Sizzled onions are not fried, but they are cooked in oil. In fact, they’re completely submerged in it. The onions can be left whole — especially little guys like pearl onions — or sliced or diced into your favourite onion shape. (I like to cut my onion into eighths, slicing root to tip, to make onion petals.) Once cut to your liking, all you have to do is put them in a pot, completely cover them in a neutral oil (or olive if you must), then place the pot on a burner set to its lowest possible setting.
Then you wait.
The onions will slowly start to sizzle, emitting tiny trails of bubbles with but a whisper of noise. It is important that you do not increase the heat; the goal is to slowly, gently cook the onions until they become melt-in-your-mouth soft. You want to be able to spread them with a butter knife. Much like caramelizing onions, you cannot rush this. Just let them sizzle away, until they turn translucent and lose all rigidity in their little cellular walls.

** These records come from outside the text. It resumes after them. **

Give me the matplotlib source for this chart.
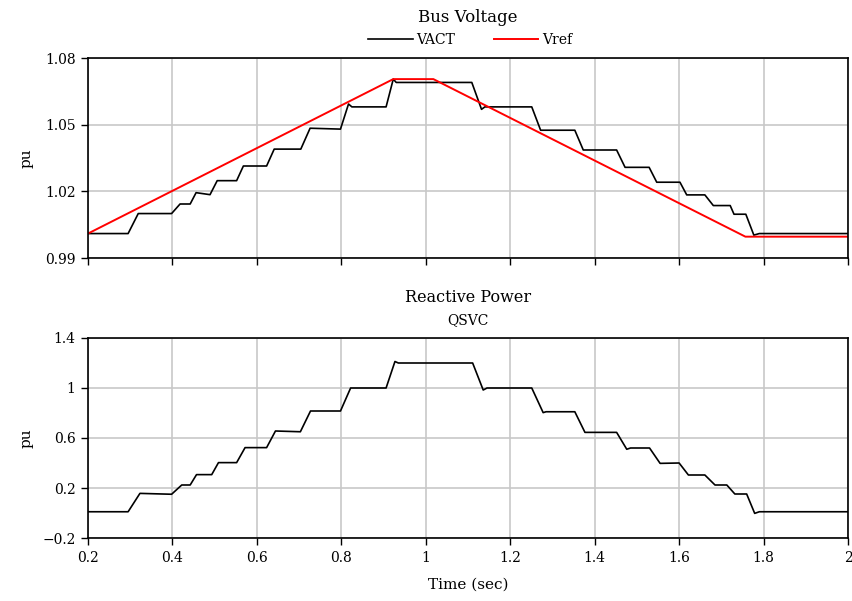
import matplotlib
matplotlib.use("Agg")
import matplotlib.pyplot as plt

# ---- data ----
vact_t = [0.2, 0.295, 0.319, 0.398, 0.418, 0.442, 0.456, 0.489, 0.506, 0.552,
          0.568, 0.623, 0.641, 0.704, 0.726, 0.798, 0.817, 0.825, 0.906, 0.923,
          0.93, 1.109, 1.132, 1.14, 1.251, 1.272, 1.353, 1.373, 1.452, 1.472,
          1.529, 1.547, 1.602, 1.618, 1.661, 1.681, 1.721, 1.730, 1.758, 1.777,
          1.79, 2.0]
vact_v = [1.001, 1.001, 1.010, 1.010, 1.0143, 1.0143, 1.0194, 1.0185, 1.0248, 1.0248,
          1.0314, 1.0314, 1.039, 1.039, 1.0484, 1.048, 1.0593, 1.058, 1.058, 1.0705,
          1.069, 1.069, 1.0569, 1.058, 1.058, 1.0475, 1.0475, 1.0386, 1.0386, 1.0308,
          1.0308, 1.0241, 1.0241, 1.0184, 1.0184, 1.0136, 1.0136, 1.0097, 1.0097, 1.0003,
          1.001, 1.001]

vref_t = [0.2, 0.923, 1.018, 1.757, 2.0]
vref_v = [1.001, 1.0705, 1.0705, 0.9996, 0.9996]

q_t = [0.2, 0.295, 0.323, 0.398, 0.422, 0.442, 0.457, 0.493, 0.509, 0.552,
       0.572, 0.623, 0.644, 0.703, 0.727, 0.798, 0.822, 0.906, 0.927, 0.935,
       1.111, 1.136, 1.145, 1.251, 1.278, 1.285, 1.353, 1.377, 1.452, 1.476,
       1.485, 1.53, 1.555, 1.6, 1.622, 1.661, 1.685, 1.713, 1.732, 1.76,
       1.779, 1.79, 2.0]
q_v = [0.01, 0.01, 0.157, 0.15, 0.224, 0.224, 0.307, 0.307, 0.403, 0.403,
       0.523, 0.523, 0.656, 0.65, 0.816, 0.816, 1.0, 1.0, 1.212, 1.2,
       1.2, 0.984, 1.0, 1.0, 0.803, 0.81, 0.81, 0.645, 0.645, 0.51,
       0.52, 0.52, 0.397, 0.40, 0.304, 0.304, 0.224, 0.224, 0.152, 0.152,
       -0.003, 0.01, 0.01]

x_ticks = [0.2, 0.4, 0.6, 0.8, 1.0, 1.2, 1.4, 1.6, 1.8, 2.0]
x_ticklabels = ["0.2", "0.4", "0.6", "0.8", "1", "1.2", "1.4", "1.6", "1.8", "2"]
v_ticks = [0.99, 1.02, 1.05, 1.08]
v_ticklabels = ["0.99", "1.02", "1.05", "1.08"]
q_ticks = [-0.2, 0.2, 0.6, 1.0, 1.4]
q_ticklabels = ["\u22120.2", "0.2", "0.6", "1", "1.4"]

plt.rcParams['font.family'] = ['DejaVu Serif']

W, H = 853, 601
fig = plt.figure(figsize=(W / 100, H / 100), dpi=100)

def fx(px):
    return px / W

def fy(py):
    return 1 - py / H

ax1 = fig.add_axes([fx(88), fy(258), fx(848) - fx(88), fy(58) - fy(258)])
ax2 = fig.add_axes([fx(88), fy(538), fx(848) - fx(88), fy(338) - fy(538)])

l1, = ax1.plot(vact_t, vact_v, color='black', lw=1.2, label='VACT')
l2, = ax1.plot(vref_t, vref_v, color='#ff0000', lw=1.4, label='Vref')
ax2.plot(q_t, q_v, color='black', lw=1.2)

for ax in (ax1, ax2):
    ax.set_xlim(0.2, 2.0)
    ax.set_xticks(x_ticks)
    ax.grid(True, color='#c8c8c8', lw=1.2)
    ax.set_axisbelow(True)
    for s in ax.spines.values():
        s.set_linewidth(1.2)
        s.set_color('black')
    ax.tick_params(direction='out', length=5, width=1.0, labelsize=10, pad=4)
    ax.set_ylabel('pu', fontsize=11)
    ax.yaxis.set_label_coords(-0.072, 0.5)

ax1.set_ylim(0.99, 1.08)
ax1.set_yticks(v_ticks)
ax1.set_yticklabels(v_ticklabels)
ax1.set_xticklabels([])

ax2.set_ylim(-0.2, 1.4)
ax2.set_yticks(q_ticks)
ax2.set_yticklabels(q_ticklabels)
ax2.set_xticklabels(x_ticklabels)

fig.text(fx(468), fy(17), 'Bus Voltage', ha='center', va='center', fontsize=12)
fig.legend(handles=[l1, l2], loc='center', bbox_to_anchor=(fx(470), fy(40)),
           ncol=2, frameon=False, fontsize=10, handlelength=3.2,
           handletextpad=0.25, columnspacing=2.8)
fig.text(fx(468), fy(297), 'Reactive Power', ha='center', va='center', fontsize=11.5)
fig.text(fx(468), fy(320), 'QSVC', ha='center', va='center', fontsize=10)
fig.text(fx(468), fy(585), 'Time (sec)', ha='center', va='center', fontsize=11)

fig.savefig('out.png', dpi=100)
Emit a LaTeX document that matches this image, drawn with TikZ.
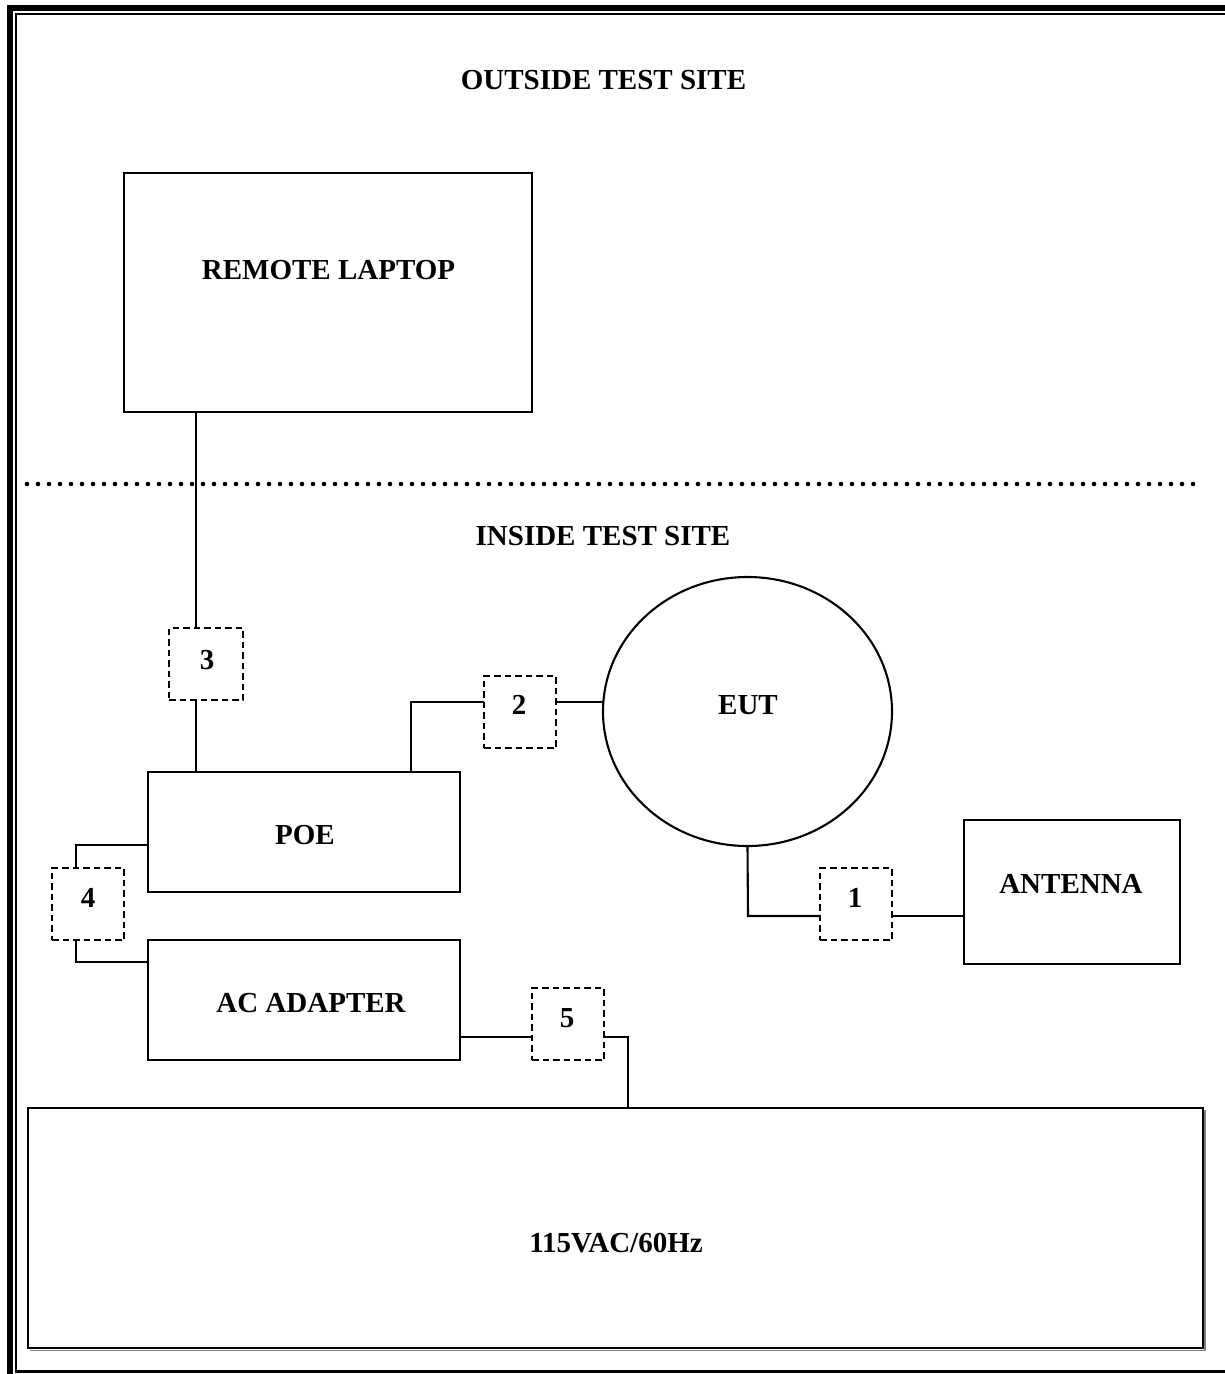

Once they are tender and jammy, fish them out of the pot and plate them up. They make a sweet and satisfying side dish, but they’re also quite at home on a piece of heavily buttered toast with some coarse salt. Once you’ve removed the onions from the oil, filter it — you just made onion oil, which makes an incredible vinaigrette, bread-dipping oil, and egg-frying fat (provided you can afford the eggs).